Skip the pictures and extract all of the lines exactly as written.

*Provided data:*
###
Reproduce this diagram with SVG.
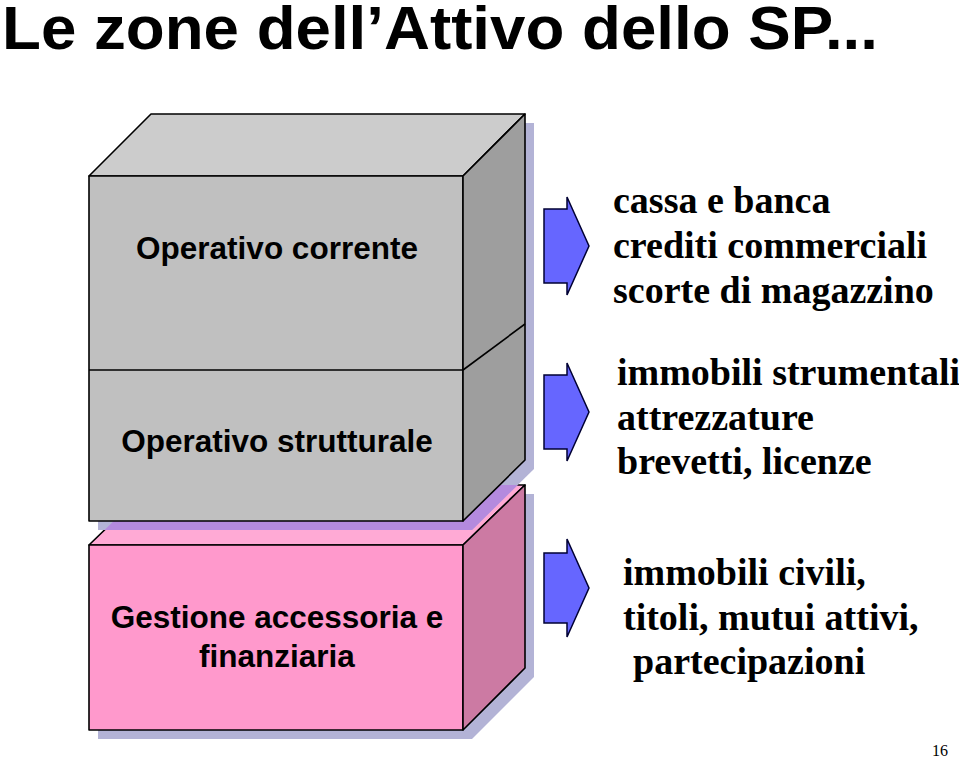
<svg xmlns="http://www.w3.org/2000/svg" width="959" height="759" viewBox="0 0 959 759">
<style>
.edge{stroke:#000;stroke-width:1.6;stroke-linejoin:round}
.lbl{font-family:"Liberation Sans",Arial,sans-serif;font-weight:bold;font-size:31.5px;fill:#000;text-anchor:middle}
.item{font-family:"Liberation Serif","Times New Roman",serif;font-weight:bold;font-size:38px;fill:#000}
.arrow{fill:#6666ff;stroke:#000033;stroke-width:1.5;stroke-linejoin:miter}
.shadow{fill:#b3b3d6}
</style>
<defs>
<clipPath id="pinkClip"><polygon points="89,545 151,485 525,485 525,668 463,730 89,730"/></clipPath>
</defs>
<rect width="959" height="759" fill="#fff"/>
<text x="2" y="49" font-family="'Liberation Sans',Arial,sans-serif" font-weight="bold" font-size="62" textLength="876" lengthAdjust="spacingAndGlyphs" fill="#000">Le zone dell’Attivo dello SP...</text>

<g id="box-gestione">
<polygon class="shadow" points="98,554 160,494 534,494 534,677 472,739 98,739"/>
<polygon class="edge" fill="#ffaad5" points="89,545 151,485 525,485 463,545"/>
<rect class="edge" fill="#ff99cc" x="89" y="545" width="374" height="185"/>
<polygon class="edge" fill="#cc7aa3" points="463,545 525,485 525,668 463,730"/>
<text class="lbl" x="277" y="628">Gestione accessoria e</text>
<text class="lbl" x="277" y="667">finanziaria</text>
</g>

<g id="box-operativo">
<polygon class="shadow" points="98,185 160,123 534,123 534,469 472,530 98,530"/>
<polygon fill="#b48ade" clip-path="url(#pinkClip)" points="98,185 160,123 534,123 534,469 472,530 98,530"/>
<polygon class="edge" fill="#cccccc" points="89,176 151,114 525,114 463,176"/>
<rect class="edge" fill="#c0c0c0" x="89" y="176" width="374" height="345"/>
<polygon class="edge" fill="#9e9e9e" points="463,176 525,114 525,460 463,521"/>
<line class="edge" x1="89" y1="370" x2="463" y2="370"/>
<line class="edge" x1="463" y1="370" x2="525" y2="324"/>
<g id="zone-corrente"><text class="lbl" x="277" y="259">Operativo corrente</text></g>
<g id="zone-strutturale"><text class="lbl" x="277" y="452">Operativo strutturale</text></g>
</g>

<g id="connectors">
<polygon class="arrow" points="544,209 567,209 567,197 589,246 567,295 567,283 544,283"/>
<polygon class="arrow" points="544,375 567,375 567,363 589,412 567,461 567,449 544,449"/>
<polygon class="arrow" points="544,553 567,553 567,539 589,588 567,637 567,623 544,623"/>
</g>

<g id="list-corrente">
<text class="item" x="613" y="213">cassa e banca</text>
<text class="item" x="613" y="258">crediti commerciali</text>
<text class="item" x="613" y="303">scorte di magazzino</text>
</g>
<g id="list-strutturale">
<text class="item" x="617" y="385">immobili strumentali</text>
<text class="item" x="617" y="430">attrezzature</text>
<text class="item" x="617" y="474">brevetti, licenze</text>
</g>
<g id="list-accessoria">
<text class="item" x="623" y="585">immobili civili,</text>
<text class="item" x="623" y="630">titoli, mutui attivi,</text>
<text class="item" x="633" y="674">partecipazioni</text>
</g>
<text x="932" y="756" font-family="'Liberation Serif','Times New Roman',serif" font-size="16" fill="#000">16</text>
</svg>
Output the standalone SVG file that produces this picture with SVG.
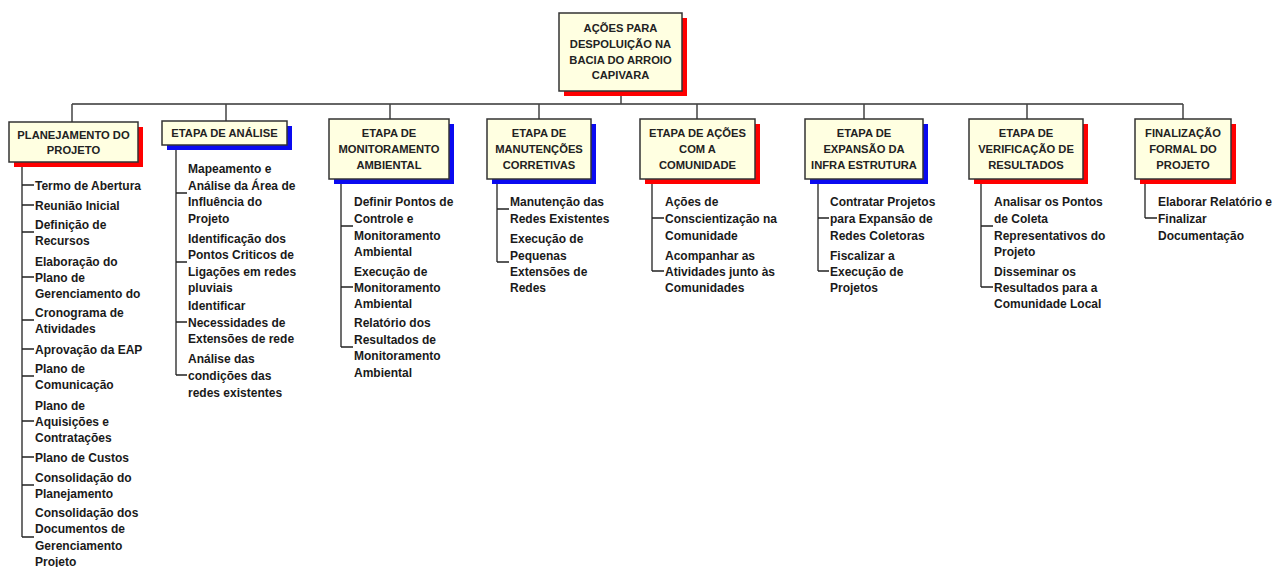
###
*The completed task:*
Reproduce this diagram with SVG.
<svg xmlns="http://www.w3.org/2000/svg" width="959" height="759" viewBox="0 0 959 759">
<style>
.edge{stroke:#000;stroke-width:1.6;stroke-linejoin:round}
.lbl{font-family:"Liberation Sans",Arial,sans-serif;font-weight:bold;font-size:31.5px;fill:#000;text-anchor:middle}
.item{font-family:"Liberation Serif","Times New Roman",serif;font-weight:bold;font-size:38px;fill:#000}
.arrow{fill:#6666ff;stroke:#000033;stroke-width:1.5;stroke-linejoin:miter}
.shadow{fill:#b3b3d6}
</style>
<defs>
<clipPath id="pinkClip"><polygon points="89,545 151,485 525,485 525,668 463,730 89,730"/></clipPath>
</defs>
<rect width="959" height="759" fill="#fff"/>
<text x="2" y="49" font-family="'Liberation Sans',Arial,sans-serif" font-weight="bold" font-size="62" textLength="876" lengthAdjust="spacingAndGlyphs" fill="#000">Le zone dell’Attivo dello SP...</text>

<g id="box-gestione">
<polygon class="shadow" points="98,554 160,494 534,494 534,677 472,739 98,739"/>
<polygon class="edge" fill="#ffaad5" points="89,545 151,485 525,485 463,545"/>
<rect class="edge" fill="#ff99cc" x="89" y="545" width="374" height="185"/>
<polygon class="edge" fill="#cc7aa3" points="463,545 525,485 525,668 463,730"/>
<text class="lbl" x="277" y="628">Gestione accessoria e</text>
<text class="lbl" x="277" y="667">finanziaria</text>
</g>

<g id="box-operativo">
<polygon class="shadow" points="98,185 160,123 534,123 534,469 472,530 98,530"/>
<polygon fill="#b48ade" clip-path="url(#pinkClip)" points="98,185 160,123 534,123 534,469 472,530 98,530"/>
<polygon class="edge" fill="#cccccc" points="89,176 151,114 525,114 463,176"/>
<rect class="edge" fill="#c0c0c0" x="89" y="176" width="374" height="345"/>
<polygon class="edge" fill="#9e9e9e" points="463,176 525,114 525,460 463,521"/>
<line class="edge" x1="89" y1="370" x2="463" y2="370"/>
<line class="edge" x1="463" y1="370" x2="525" y2="324"/>
<g id="zone-corrente"><text class="lbl" x="277" y="259">Operativo corrente</text></g>
<g id="zone-strutturale"><text class="lbl" x="277" y="452">Operativo strutturale</text></g>
</g>

<g id="connectors">
<polygon class="arrow" points="544,209 567,209 567,197 589,246 567,295 567,283 544,283"/>
<polygon class="arrow" points="544,375 567,375 567,363 589,412 567,461 567,449 544,449"/>
<polygon class="arrow" points="544,553 567,553 567,539 589,588 567,637 567,623 544,623"/>
</g>

<g id="list-corrente">
<text class="item" x="613" y="213">cassa e banca</text>
<text class="item" x="613" y="258">crediti commerciali</text>
<text class="item" x="613" y="303">scorte di magazzino</text>
</g>
<g id="list-strutturale">
<text class="item" x="617" y="385">immobili strumentali</text>
<text class="item" x="617" y="430">attrezzature</text>
<text class="item" x="617" y="474">brevetti, licenze</text>
</g>
<g id="list-accessoria">
<text class="item" x="623" y="585">immobili civili,</text>
<text class="item" x="623" y="630">titoli, mutui attivi,</text>
<text class="item" x="633" y="674">partecipazioni</text>
</g>
<text x="932" y="756" font-family="'Liberation Serif','Times New Roman',serif" font-size="16" fill="#000">16</text>
</svg>
Output the standalone SVG file that produces this picture with SVG.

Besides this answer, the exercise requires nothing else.